May 30 '20 15:05 yarikoptic

No change re state within the past 18 months. Sigh.

Nov 02 '21 09:11 mih

18 left!

Jun 08 '22 06:06 mih

just a note for what kept causing issues for me (even bugs) when switching from os.path to pathlib -- absence of lexists analog in pathlib. So typically any lexists (45 hits ATM) needs to be replaced with smth like p.exists() or p.is_symlink(). IMHO quite suboptimal...

Jun 08 '22 19:06 yarikoptic

I am not sure what is suboptimal here. If you are hinting at making two calls rather than one, I'd say that the actual pathlib replacement for lexists() should use the same approach as os.path.lexists(), which would be

def pathlib_lexists(path):
    try:
        path.lstat()
    except FileNotFoundError:
        return False
    return True

Jun 09 '22 06:06 mih

Related: https://github.com/datalad/datalad/issues/4056

Sep 07 '22 07:09 mih

Note that os.path.normpath has no clear equivalent in pathlib. Only function that resolves .. and . is Path.resolve, but it

is context sensitive and outputs absolute paths
also resolves symbolic links

We need to carefully consider how these differences should be handled.

Sep 13 '22 08:09 kimsin98

The reason why normpath is not in pathlib is that it is not generally safe to use. Consider this:

Setup

❯ mkdir /tmp/norm
❯ ln -s /etc /tmp/norm/dummy

and now this:

>>> normpath('/tmp/norm/dummy/../usr')
'/tmp/norm/usr'

This path simply does not exist.

>>> Path('/tmp/norm/dummy/../usr').resolve()
PosixPath('/usr')

This is "correct".

The difference between normpath and resolve is massive. Not only in correctness, but also in performance. normpath is a purely lexical operation, resolve requires filesystem inspection to give the correct answer.
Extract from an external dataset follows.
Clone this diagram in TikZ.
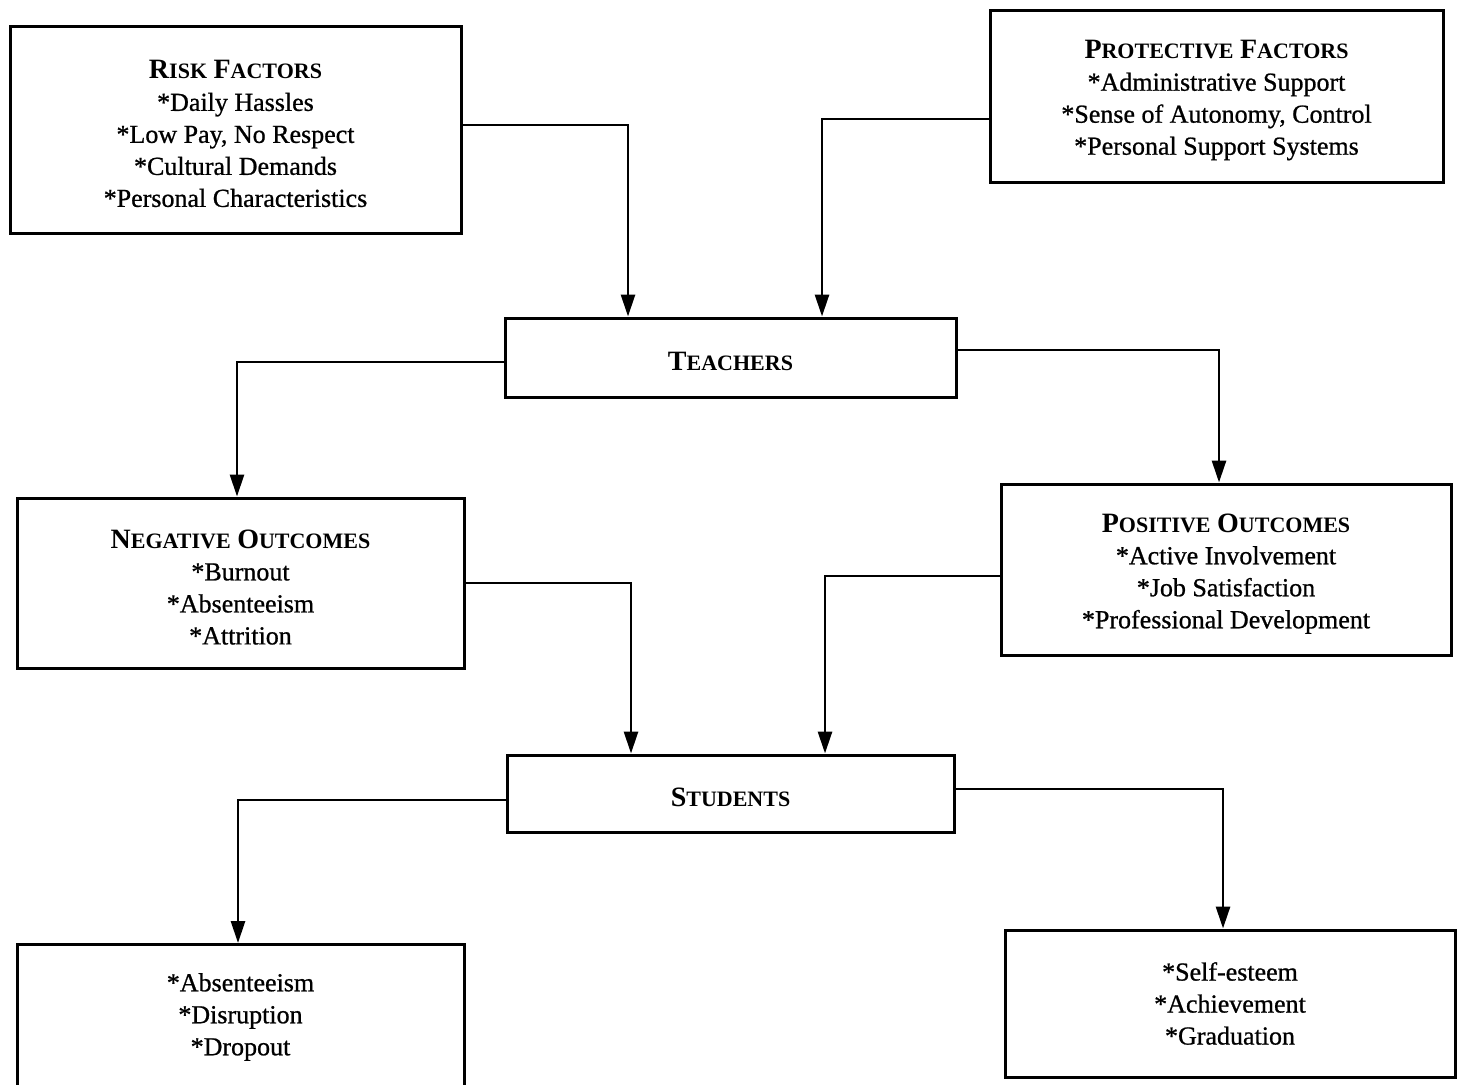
\documentclass[tikz,border=0pt]{standalone}
\usepackage{fontspec}
\setmainfont{Liberation Serif}
\newfontfamily\itemfont{Liberation Serif}[FakeBold=0.8]
\usetikzlibrary{arrows.meta}
\newcommand{\fsc}[2]{{\normalfont\bfseries\fontsize{14}{16}\selectfont #1\fontsize{11}{16}\selectfont #2}}
\newcommand{\hstrut}{\rule{0pt}{13.5pt}}
\tikzset{
  box/.style={draw, line width=1.5pt, align=center, inner sep=0pt,
    font=\itemfont\fontsize{13}{16}\selectfont},
  arr/.style={line width=1.4pt, -{Triangle[width=7pt,length=11pt]}},
}
\begin{document}
\begin{tikzpicture}[x=0.5pt,y=-0.5pt]
\useasboundingbox (0,0) rectangle (1459,1084);
\node[box, minimum width=225.5pt, minimum height=103.5pt] (risk) at (235.5,129.5)
  {\hstrut\fsc{R}{ISK} \fsc{F}{ACTORS}\\*Daily Hassles\\*Low Pay, No Respect\\*Cultural Demands\\*Personal Characteristics};
\node[box, minimum width=226.5pt, minimum height=86pt] (prot) at (1216.5,96)
  {\hstrut\fsc{P}{ROTECTIVE} \fsc{F}{ACTORS}\\*Administrative Support\\*Sense of Autonomy, Control\\*Personal Support Systems};
\node[box, minimum width=225.5pt, minimum height=39.5pt] (teach) at (730.5,357.5)
  {\hstrut\fsc{T}{EACHERS}};
\node[box, minimum width=223.5pt, minimum height=85pt] (neg) at (240.5,583)
  {\hstrut\fsc{N}{EGATIVE} \fsc{O}{UTCOMES}\\*Burnout\\*Absenteeism\\*Attrition};
\node[box, minimum width=225pt, minimum height=85.5pt] (pos) at (1226,569.5)
  {\hstrut\fsc{P}{OSITIVE} \fsc{O}{UTCOMES}\\*Active Involvement\\*Job Satisfaction\\*Professional Development};
\node[box, minimum width=223.5pt, minimum height=38.5pt] (stud) at (730.5,793.5)
  {\hstrut\fsc{S}{TUDENTS}};
\node[box, minimum width=223.5pt, minimum height=72.5pt] (sneg) at (240.5,1017)
  {*Absenteeism\\*Disruption\\*Dropout};
\node[box, minimum width=225pt, minimum height=73.5pt] (spos) at (1230,1003.5)
  {*Self-esteem\\*Achievement\\*Graduation};
% elbow coordinates
\coordinate (c1) at (628,125);
\coordinate (c2) at (822,119);
\coordinate (c3) at (237,362);
\coordinate (c4) at (1219,350);
\coordinate (c5) at (631,583);
\coordinate (c6) at (825,576);
\coordinate (c7) at (238,800);
\coordinate (c8) at (1223,789);
\draw[arr] (risk.east |- c1) -- (c1) -- (c1 |- teach.north);
\draw[arr] (prot.west |- c2) -- (c2) -- (c2 |- teach.north);
\draw[arr] (teach.west |- c3) -- (c3) -- (c3 |- neg.north);
\draw[arr] (teach.east |- c4) -- (c4) -- (c4 |- pos.north);
\draw[arr] (neg.east |- c5) -- (c5) -- (c5 |- stud.north);
\draw[arr] (pos.west |- c6) -- (c6) -- (c6 |- stud.north);
\draw[arr] (stud.west |- c7) -- (c7) -- (c7 |- sneg.north);
\draw[arr] (stud.east |- c8) -- (c8) -- (c8 |- spos.north);
\end{tikzpicture}
\end{document}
DataLad still uses normpath in some critical places. All associated functionality is subject to breakage, whenever such conditions are encountered.

Sep 13 '22 09:09 mih

FYI: Python 3.12 will bring a Pathlib alternative to os.walk

❱ git grep 'os.walk'
datalad/core/local/tests/test_save.py:887:             for root, _, fnames in os.walk(op.join(path, save_path or >
datalad/local/check_dates.py:32:        for root, dirs, _ in os.walk(path):
datalad/support/archive_utils_patool.py:180:        for root, dirs, files in os.walk(dir_, followlinks=False):
datalad/support/archives.py:86:        _, dirs, files = next(os.walk(dir_))
datalad/support/archives.py:91:            subdir, subdirs_, files_ = next(os.walk(opj(dir_, dirs[0])))
datalad/support/archives.py:366:        for root, dirs, files in os.walk(path):  # TEMP
datalad/support/tests/test_gitrepo.py:740:    for (dirpath, dirnames, filenames) in os.walk(path):
datalad/utils.py:426:    for dirpath, dirnames, filenames in os.walk(topdir):
datalad/utils.py:494:    for root, dirs, files in os.walk(path, followlinks=False):

Mar 20 '23 09:03 adswa

@jwodder , as you have done quite a bit of timing on os.walk and its multithreading -- are you aware of any performance for that Pathlib alternative to os.walk?

Mar 20 '23 14:03 yarikoptic

@yarikoptic

If you're referring to https://github.com/con/fscacher/pull/67 and related work, that made no use of os.walk().
I know nothing about the performance aspects of Path.walk().

Mar 20 '23 14:03 jwodder